Quantifying the global warming potential of low carbon concrete mixes: Comparison of existing life cycle analysis tools

Abstract

One of the most feasible approaches to reduce the carbon footprint of concrete, a critical contributor to global CO2 emissions, is to consider the high-volume replacement of cement with supplementary cementitious materials (SCMs). However, this approach currently has two issues: 1) low early-age strength, 2) inconsistent carbon accounting. To address these issues, we investigate the micro- and macro-scale performance of a series of low-carbon concrete mixes and analyze their global warming potential (GWP) using 5 unique LCA tools.
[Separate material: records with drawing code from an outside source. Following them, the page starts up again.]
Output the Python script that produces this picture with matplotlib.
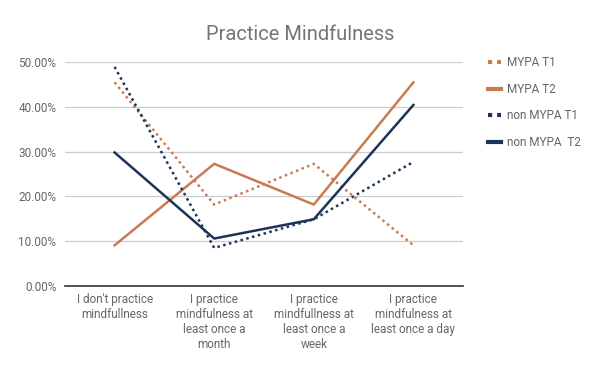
import numpy as np
import matplotlib.pyplot as plt
from matplotlib.ticker import PercentFormatter
from matplotlib.lines import Line2D

plt.rcParams['font.family'] = ['Roboto', 'DejaVu Sans']

categories = ["I don't practice\nmindfullness",
              "I practice\nmindfulness at\nleast once a\nmonth",
              "I practice\nmindfullness at\nleast once a\nweek",
              "I practice\nmindfulness at\nleast once a day"]
mypa_t1 = [45.45, 18.18, 27.27, 9.09]
mypa_t2 = [9.09, 27.27, 18.18, 45.45]
non_t1 = [48.9, 8.5, 14.9, 27.7]
non_t2 = [29.8, 10.6, 14.9, 40.4]

orange = '#c97b4f'
navy = '#1c3457'
dots = (0, (1, 1.4))

fig = plt.figure(figsize=(6, 3.71), dpi=100)
ax = fig.add_axes([0.108, 0.229, 0.664, 0.604])
x = np.arange(len(categories))
ax.plot(x, mypa_t1, color=orange, lw=1.8, linestyle=dots)
ax.plot(x, mypa_t2, color=orange, lw=1.8)
ax.plot(x, non_t1, color=navy, lw=1.8, linestyle=dots)
ax.plot(x, non_t2, color=navy, lw=1.8)

ax.set_xlim(-0.5, 3.5)
ax.set_ylim(0, 50)
ax.set_yticks([0, 10, 20, 30, 40, 50])
ax.yaxis.set_major_formatter(PercentFormatter(decimals=2))
ax.set_xticks(x)
ax.set_xticklabels(categories, fontsize=8.5, color='#666666', linespacing=1.2)
ax.tick_params(axis='y', labelsize=8.5, labelcolor='#666666', length=0, pad=6)
ax.tick_params(axis='x', length=0, pad=5)
ax.grid(axis='y', color='#cccccc', lw=0.9)
ax.set_axisbelow(True)
for s in ['top', 'right', 'left']:
    ax.spines[s].set_visible(False)
ax.spines['bottom'].set_color('#333333')
ax.spines['bottom'].set_linewidth(1.2)

fig.text(0.5, 0.893, 'Practice Mindfulness', ha='center', fontsize=14.5, color='#757575')

handles = [Line2D([], [], color=orange, lw=3, linestyle=(0, (1, 1.2))),
           Line2D([], [], color=orange, lw=3),
           Line2D([], [], color=navy, lw=3, linestyle=(0, (1, 1.2))),
           Line2D([], [], color=navy, lw=3)]
labels = ['MYPA T1', 'MYPA T2', 'non MYPA T1', 'non MYPA  T2']
leg = fig.legend(handles, labels, loc='upper left', bbox_to_anchor=(0.795, 0.877),
                 frameon=False, fontsize=8.5, handlelength=1.1, handletextpad=0.5,
                 labelspacing=1.15)
for t in leg.get_texts():
    t.set_color('#666666')

fig.savefig('out.png', dpi=100)
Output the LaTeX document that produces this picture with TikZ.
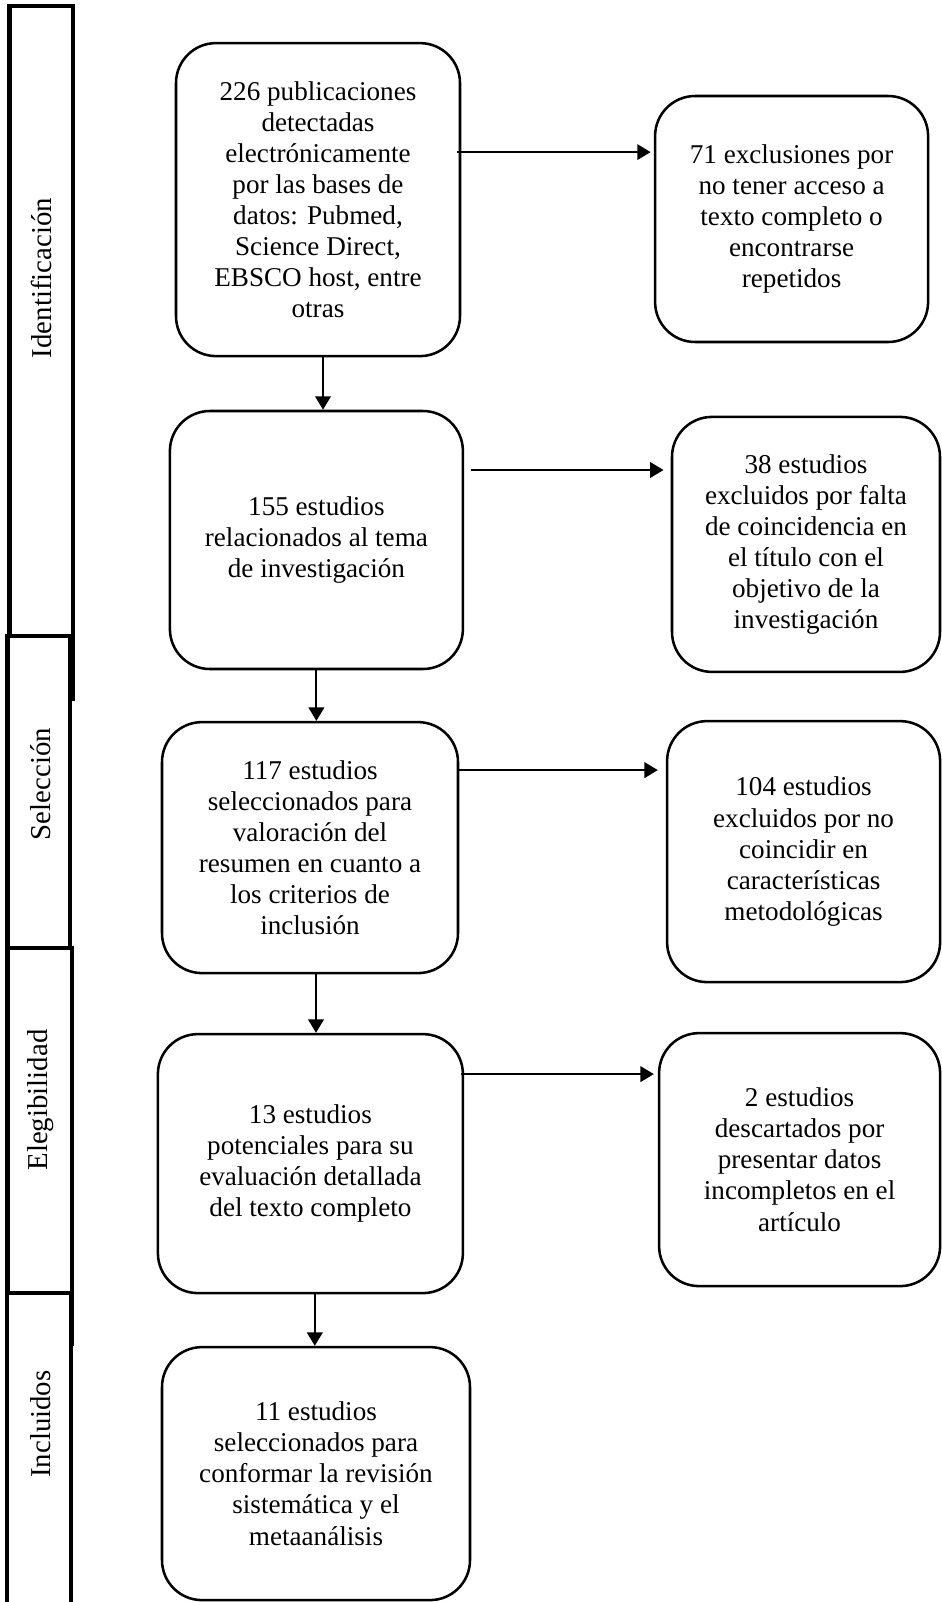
\documentclass[tikz,border=0pt]{standalone}
\usepackage{fontspec}
\setmainfont{Liberation Serif}
\usetikzlibrary{arrows.meta}

\begin{document}
\begin{tikzpicture}[
  caja/.style={draw=black, line width=1.8pt, rounded corners=1cm, align=center, inner sep=0pt, font=\fontsize{19.3}{22.1}\selectfont},
  flecha/.style={line width=1.5pt, -{Triangle[length=9.5pt, width=11pt]}},
  barra/.style={draw=black, fill=white, line width=3.2pt},
  etiqueta/.style={rotate=90, font=\fontsize{20.5}{23}\selectfont}
]
\useasboundingbox (0,0) rectangle (23.55,-40.05);

\draw[barra] (0.2375,-0.15) rectangle (1.825,-17.475);
\draw[barra] (0.1875,-15.9) rectangle (1.75,-25.15);
\draw[barra] (0.1875,-23.7) rectangle (1.8,-33.6);
\draw[barra] (0.175,-32.325) rectangle (1.775,-40.4);
\node[etiqueta] (10) at (1.025,-6.95) {Identificación};
\node[etiqueta] (11) at (1.025,-19.6) {Selección};
\node[etiqueta] (12) at (1.025,-27.5) {Elegibilidad};
\node[etiqueta] (13) at (1.025,-35.6) {Incluidos};

\node[caja, minimum width=7.1cm, minimum height=7.825cm] (1) at (7.95,-4.99) {226 publicaciones\\detectadas\\electrónicamente\\por las bases de\\datos: Pubmed,\\Science Direct,\\EBSCO host, entre\\otras};
\node[caja, minimum width=6.825cm, minimum height=6.15cm] (2) at (19.79,-5.475) {71 exclusiones por\\no tener acceso a\\texto completo o\\encontrarse\\repetidos};
\node[caja, minimum width=7.325cm, minimum height=6.45cm] (3) at (7.91,-13.5) {155 estudios\\relacionados al tema\\de investigación};
\node[caja, minimum width=6.7cm, minimum height=6.375cm] (4) at (20.15,-13.61) {38 estudios\\excluidos por falta\\de coincidencia en\\el título con el\\objetivo de la\\investigación};
\node[caja, minimum width=7.4cm, minimum height=6.275cm] (5) at (7.75,-21.19) {117 estudios\\seleccionados para\\valoración del\\resumen en cuanto a\\los criterios de\\inclusión};
\node[caja, minimum width=6.825cm, minimum height=6.525cm] (6) at (20.09,-21.29) {104 estudios\\excluidos por no\\coincidir en\\características\\metodológicas};
\node[caja, minimum width=7.625cm, minimum height=6.475cm] (7) at (7.76,-29.09) {13 estudios\\potenciales para su\\evaluación detallada\\del texto completo};
\node[caja, minimum width=7.025cm, minimum height=6.325cm] (8) at (19.99,-28.99) {2 estudios\\descartados por\\presentar datos\\incompletos en el\\artículo};
\node[caja, minimum width=7.7cm, minimum height=6.325cm] (9) at (7.9,-36.84) {11 estudios\\seleccionados para\\conformar la revisión\\sistemática y el\\metaanálisis};

\draw[flecha, shorten >=0.08cm] ([xshift=-0.1cm, yshift=1.1875cm]1.east) -- ([yshift=1.1875cm]1.east -| 2.west);
\draw[flecha, shorten >=0.18cm] ([xshift=0.175cm, yshift=1.75cm]3.east) -- ([yshift=1.75cm]3.east -| 4.west);
\draw[flecha, shorten >=0.2cm] ([yshift=1.9375cm]5.east) -- ([yshift=1.9375cm]5.east -| 6.west);
\draw[flecha, shorten >=0.1cm] ([xshift=-0.075cm, yshift=2.2375cm]7.east) -- ([yshift=2.2375cm]7.east -| 8.west);

\draw[flecha] ([xshift=0.125cm]1.south) -- ([xshift=0.125cm]1.south |- 3.north);
\draw[flecha] (3.south) -- (3.south |- 5.north);
\draw[flecha] ([xshift=0.15cm]5.south) -- ([xshift=0.15cm]5.south |- 7.north);
\draw[flecha] ([xshift=0.11cm]7.south) -- ([xshift=0.11cm]7.south |- 9.north);
\end{tikzpicture}
\end{document}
We report that the cumulative heat, when normalized to the total water content, exhibits correlations with key performance metrics such as open porosity (R2 = 0.83) and compressive strength (R2 = 0.92). In addition, all LCA tools suggest that high-SCM mixes (55–70% replacement), broadly, can reduce the GWP values for concrete by ∼50% (from ∼450 to ∼240 kg CO2-eq/m3). However, depending on the mix and the LCA tool used, for GWP values, the relative variation can be as high as 30% (∼50–80 kg CO2-eq/m3). Finally, we normalize the compressive strength to the GWP metric using an ‘Integrated Strength Eco-Efficiency’ (I-SEE) coefficient, which can be a potential parameter for simultaneously assessing concrete’s performance and environmental impact.